Supplied data:
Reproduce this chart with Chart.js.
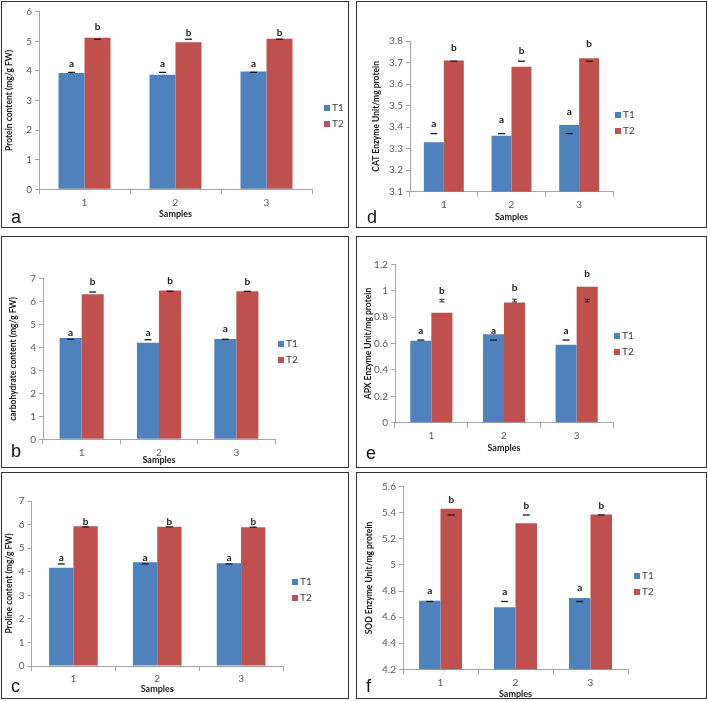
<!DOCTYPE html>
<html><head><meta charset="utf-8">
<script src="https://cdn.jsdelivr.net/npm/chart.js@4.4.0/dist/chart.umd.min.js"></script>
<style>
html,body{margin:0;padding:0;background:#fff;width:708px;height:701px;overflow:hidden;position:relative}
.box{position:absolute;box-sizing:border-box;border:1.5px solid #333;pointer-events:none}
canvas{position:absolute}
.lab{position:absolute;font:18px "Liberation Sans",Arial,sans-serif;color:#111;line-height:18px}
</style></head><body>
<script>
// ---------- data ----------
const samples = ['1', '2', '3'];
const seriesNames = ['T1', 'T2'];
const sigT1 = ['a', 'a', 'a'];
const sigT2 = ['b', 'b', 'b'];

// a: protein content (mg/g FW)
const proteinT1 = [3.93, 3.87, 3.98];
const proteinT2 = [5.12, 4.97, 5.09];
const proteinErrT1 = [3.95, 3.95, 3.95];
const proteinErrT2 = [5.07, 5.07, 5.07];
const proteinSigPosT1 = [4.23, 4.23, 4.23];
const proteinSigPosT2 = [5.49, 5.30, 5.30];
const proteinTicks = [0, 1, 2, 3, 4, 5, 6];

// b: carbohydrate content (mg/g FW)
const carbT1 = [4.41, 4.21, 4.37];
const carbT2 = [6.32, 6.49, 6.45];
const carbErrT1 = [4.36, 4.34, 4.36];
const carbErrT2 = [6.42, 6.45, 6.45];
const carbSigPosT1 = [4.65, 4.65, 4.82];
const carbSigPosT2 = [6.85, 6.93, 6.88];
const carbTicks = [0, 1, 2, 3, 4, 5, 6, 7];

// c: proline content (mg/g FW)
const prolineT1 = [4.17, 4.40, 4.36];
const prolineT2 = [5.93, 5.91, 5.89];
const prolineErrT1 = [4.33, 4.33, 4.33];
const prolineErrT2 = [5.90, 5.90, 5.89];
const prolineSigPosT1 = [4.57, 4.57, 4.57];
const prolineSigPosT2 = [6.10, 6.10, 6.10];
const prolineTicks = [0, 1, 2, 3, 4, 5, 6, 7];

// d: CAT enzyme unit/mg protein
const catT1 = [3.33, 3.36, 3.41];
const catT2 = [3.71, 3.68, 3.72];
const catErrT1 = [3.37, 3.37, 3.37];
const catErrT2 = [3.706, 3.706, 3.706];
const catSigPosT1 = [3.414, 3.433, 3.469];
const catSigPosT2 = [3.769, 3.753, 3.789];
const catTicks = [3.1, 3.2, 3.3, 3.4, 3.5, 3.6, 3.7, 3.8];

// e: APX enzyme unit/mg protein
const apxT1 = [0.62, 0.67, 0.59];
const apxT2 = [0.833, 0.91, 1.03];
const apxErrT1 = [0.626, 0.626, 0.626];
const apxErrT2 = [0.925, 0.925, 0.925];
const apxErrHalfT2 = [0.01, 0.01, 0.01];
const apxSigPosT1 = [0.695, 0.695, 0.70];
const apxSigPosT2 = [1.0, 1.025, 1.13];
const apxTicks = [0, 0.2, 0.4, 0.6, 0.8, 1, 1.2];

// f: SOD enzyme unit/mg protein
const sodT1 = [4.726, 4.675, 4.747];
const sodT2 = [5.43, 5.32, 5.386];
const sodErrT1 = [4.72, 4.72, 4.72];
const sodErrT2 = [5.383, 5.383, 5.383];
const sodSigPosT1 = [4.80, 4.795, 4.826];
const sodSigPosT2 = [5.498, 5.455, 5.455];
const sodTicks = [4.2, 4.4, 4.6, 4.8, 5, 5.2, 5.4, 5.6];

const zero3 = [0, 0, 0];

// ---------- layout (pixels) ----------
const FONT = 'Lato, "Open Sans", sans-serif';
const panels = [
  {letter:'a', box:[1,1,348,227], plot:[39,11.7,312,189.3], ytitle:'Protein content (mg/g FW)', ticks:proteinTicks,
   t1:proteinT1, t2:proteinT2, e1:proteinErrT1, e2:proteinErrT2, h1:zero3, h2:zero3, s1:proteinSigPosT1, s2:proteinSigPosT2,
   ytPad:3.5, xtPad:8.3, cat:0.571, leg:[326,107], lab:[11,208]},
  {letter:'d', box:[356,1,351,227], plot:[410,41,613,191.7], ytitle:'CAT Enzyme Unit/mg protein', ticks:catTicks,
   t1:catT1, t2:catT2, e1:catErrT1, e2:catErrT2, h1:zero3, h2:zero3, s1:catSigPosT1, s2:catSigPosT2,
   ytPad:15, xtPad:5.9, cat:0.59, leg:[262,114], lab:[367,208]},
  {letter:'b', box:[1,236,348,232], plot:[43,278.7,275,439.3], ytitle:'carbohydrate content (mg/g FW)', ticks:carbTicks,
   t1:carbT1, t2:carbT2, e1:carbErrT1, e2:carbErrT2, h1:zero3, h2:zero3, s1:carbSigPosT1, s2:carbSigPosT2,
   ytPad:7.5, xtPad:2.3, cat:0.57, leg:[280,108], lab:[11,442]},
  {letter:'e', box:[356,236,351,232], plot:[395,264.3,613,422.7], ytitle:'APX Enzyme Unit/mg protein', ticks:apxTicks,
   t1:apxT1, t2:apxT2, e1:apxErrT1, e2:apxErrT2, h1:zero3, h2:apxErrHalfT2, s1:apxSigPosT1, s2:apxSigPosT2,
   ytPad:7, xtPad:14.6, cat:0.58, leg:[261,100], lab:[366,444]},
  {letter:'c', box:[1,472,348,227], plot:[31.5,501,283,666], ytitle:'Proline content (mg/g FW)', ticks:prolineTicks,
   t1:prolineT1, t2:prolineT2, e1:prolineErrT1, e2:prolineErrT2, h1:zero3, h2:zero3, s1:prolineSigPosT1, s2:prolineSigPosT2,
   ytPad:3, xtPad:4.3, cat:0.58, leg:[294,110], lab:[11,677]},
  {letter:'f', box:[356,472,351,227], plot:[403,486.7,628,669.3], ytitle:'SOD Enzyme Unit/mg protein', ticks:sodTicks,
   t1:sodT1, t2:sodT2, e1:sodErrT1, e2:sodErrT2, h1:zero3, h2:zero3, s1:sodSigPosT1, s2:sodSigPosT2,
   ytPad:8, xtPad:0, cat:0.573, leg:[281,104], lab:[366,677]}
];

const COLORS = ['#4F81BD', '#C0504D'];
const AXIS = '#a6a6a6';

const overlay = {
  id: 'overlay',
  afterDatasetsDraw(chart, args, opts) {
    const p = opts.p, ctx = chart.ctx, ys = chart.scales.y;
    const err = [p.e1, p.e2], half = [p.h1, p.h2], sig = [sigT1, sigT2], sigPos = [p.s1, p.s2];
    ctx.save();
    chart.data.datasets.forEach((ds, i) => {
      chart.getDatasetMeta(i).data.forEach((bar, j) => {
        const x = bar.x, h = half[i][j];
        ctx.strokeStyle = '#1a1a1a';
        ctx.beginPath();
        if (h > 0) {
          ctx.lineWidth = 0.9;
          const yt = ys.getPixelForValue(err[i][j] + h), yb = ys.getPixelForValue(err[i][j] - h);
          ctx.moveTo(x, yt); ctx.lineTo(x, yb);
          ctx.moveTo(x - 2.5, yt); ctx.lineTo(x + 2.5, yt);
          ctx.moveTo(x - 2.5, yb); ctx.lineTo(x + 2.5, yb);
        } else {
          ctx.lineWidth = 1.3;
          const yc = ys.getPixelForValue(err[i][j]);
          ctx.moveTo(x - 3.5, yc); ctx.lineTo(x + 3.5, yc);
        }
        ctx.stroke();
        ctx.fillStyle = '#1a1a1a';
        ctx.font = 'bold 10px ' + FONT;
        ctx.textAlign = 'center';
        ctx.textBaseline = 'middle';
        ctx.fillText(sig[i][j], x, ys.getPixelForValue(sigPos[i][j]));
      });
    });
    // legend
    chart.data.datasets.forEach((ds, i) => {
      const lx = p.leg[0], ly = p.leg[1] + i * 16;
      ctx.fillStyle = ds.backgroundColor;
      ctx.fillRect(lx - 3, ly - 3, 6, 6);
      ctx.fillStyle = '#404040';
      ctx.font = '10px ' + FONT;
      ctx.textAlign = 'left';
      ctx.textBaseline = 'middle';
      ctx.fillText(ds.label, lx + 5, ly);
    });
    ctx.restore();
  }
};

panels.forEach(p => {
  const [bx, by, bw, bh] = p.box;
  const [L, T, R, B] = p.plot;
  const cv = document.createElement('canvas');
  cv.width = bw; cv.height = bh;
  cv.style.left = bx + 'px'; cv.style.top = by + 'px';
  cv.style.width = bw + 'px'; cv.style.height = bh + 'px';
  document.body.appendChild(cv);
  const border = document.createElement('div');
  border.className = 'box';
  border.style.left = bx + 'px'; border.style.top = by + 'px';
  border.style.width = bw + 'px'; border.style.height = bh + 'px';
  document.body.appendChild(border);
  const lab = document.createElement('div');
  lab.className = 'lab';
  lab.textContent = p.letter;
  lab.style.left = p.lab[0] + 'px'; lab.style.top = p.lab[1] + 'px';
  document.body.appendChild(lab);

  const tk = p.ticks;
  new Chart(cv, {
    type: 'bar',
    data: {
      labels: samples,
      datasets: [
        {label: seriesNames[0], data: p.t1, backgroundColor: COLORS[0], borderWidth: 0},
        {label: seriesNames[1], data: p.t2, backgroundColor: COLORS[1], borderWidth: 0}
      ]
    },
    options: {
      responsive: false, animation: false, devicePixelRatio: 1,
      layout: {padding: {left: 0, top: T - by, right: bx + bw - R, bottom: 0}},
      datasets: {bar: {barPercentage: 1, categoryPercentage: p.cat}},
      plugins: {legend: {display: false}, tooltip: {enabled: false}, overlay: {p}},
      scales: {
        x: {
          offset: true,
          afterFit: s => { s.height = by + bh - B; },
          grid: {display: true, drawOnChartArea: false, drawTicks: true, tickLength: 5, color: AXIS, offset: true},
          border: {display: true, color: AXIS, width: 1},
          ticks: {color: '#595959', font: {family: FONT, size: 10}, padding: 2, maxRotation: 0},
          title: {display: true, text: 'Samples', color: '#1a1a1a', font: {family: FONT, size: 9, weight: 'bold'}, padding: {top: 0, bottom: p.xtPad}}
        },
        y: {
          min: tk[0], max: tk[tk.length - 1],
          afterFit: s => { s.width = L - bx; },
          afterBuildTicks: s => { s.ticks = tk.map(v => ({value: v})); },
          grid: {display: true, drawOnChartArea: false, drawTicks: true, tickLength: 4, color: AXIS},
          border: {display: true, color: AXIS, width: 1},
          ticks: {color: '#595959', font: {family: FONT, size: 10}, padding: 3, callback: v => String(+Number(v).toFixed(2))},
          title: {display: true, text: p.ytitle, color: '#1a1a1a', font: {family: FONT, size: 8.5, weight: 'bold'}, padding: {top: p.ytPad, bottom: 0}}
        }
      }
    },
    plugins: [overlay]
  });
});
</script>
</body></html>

Task to carry out:
Output exactly the span of lines from the top of the listing through the line holding "const prolineTicks = [0, 1, 2, 3, 4, 5, 6, 7];", and leave every picture out.

Result below:
Reproduce this chart with Chart.js.
<!DOCTYPE html>
<html><head><meta charset="utf-8">
<script src="https://cdn.jsdelivr.net/npm/chart.js@4.4.0/dist/chart.umd.min.js"></script>
<style>
html,body{margin:0;padding:0;background:#fff;width:708px;height:701px;overflow:hidden;position:relative}
.box{position:absolute;box-sizing:border-box;border:1.5px solid #333;pointer-events:none}
canvas{position:absolute}
.lab{position:absolute;font:18px "Liberation Sans",Arial,sans-serif;color:#111;line-height:18px}
</style></head><body>
<script>
// ---------- data ----------
const samples = ['1', '2', '3'];
const seriesNames = ['T1', 'T2'];
const sigT1 = ['a', 'a', 'a'];
const sigT2 = ['b', 'b', 'b'];

// a: protein content (mg/g FW)
const proteinT1 = [3.93, 3.87, 3.98];
const proteinT2 = [5.12, 4.97, 5.09];
const proteinErrT1 = [3.95, 3.95, 3.95];
const proteinErrT2 = [5.07, 5.07, 5.07];
const proteinSigPosT1 = [4.23, 4.23, 4.23];
const proteinSigPosT2 = [5.49, 5.30, 5.30];
const proteinTicks = [0, 1, 2, 3, 4, 5, 6];

// b: carbohydrate content (mg/g FW)
const carbT1 = [4.41, 4.21, 4.37];
const carbT2 = [6.32, 6.49, 6.45];
const carbErrT1 = [4.36, 4.34, 4.36];
const carbErrT2 = [6.42, 6.45, 6.45];
const carbSigPosT1 = [4.65, 4.65, 4.82];
const carbSigPosT2 = [6.85, 6.93, 6.88];
const carbTicks = [0, 1, 2, 3, 4, 5, 6, 7];

// c: proline content (mg/g FW)
const prolineT1 = [4.17, 4.40, 4.36];
const prolineT2 = [5.93, 5.91, 5.89];
const prolineErrT1 = [4.33, 4.33, 4.33];
const prolineErrT2 = [5.90, 5.90, 5.89];
const prolineSigPosT1 = [4.57, 4.57, 4.57];
const prolineSigPosT2 = [6.10, 6.10, 6.10];
const prolineTicks = [0, 1, 2, 3, 4, 5, 6, 7];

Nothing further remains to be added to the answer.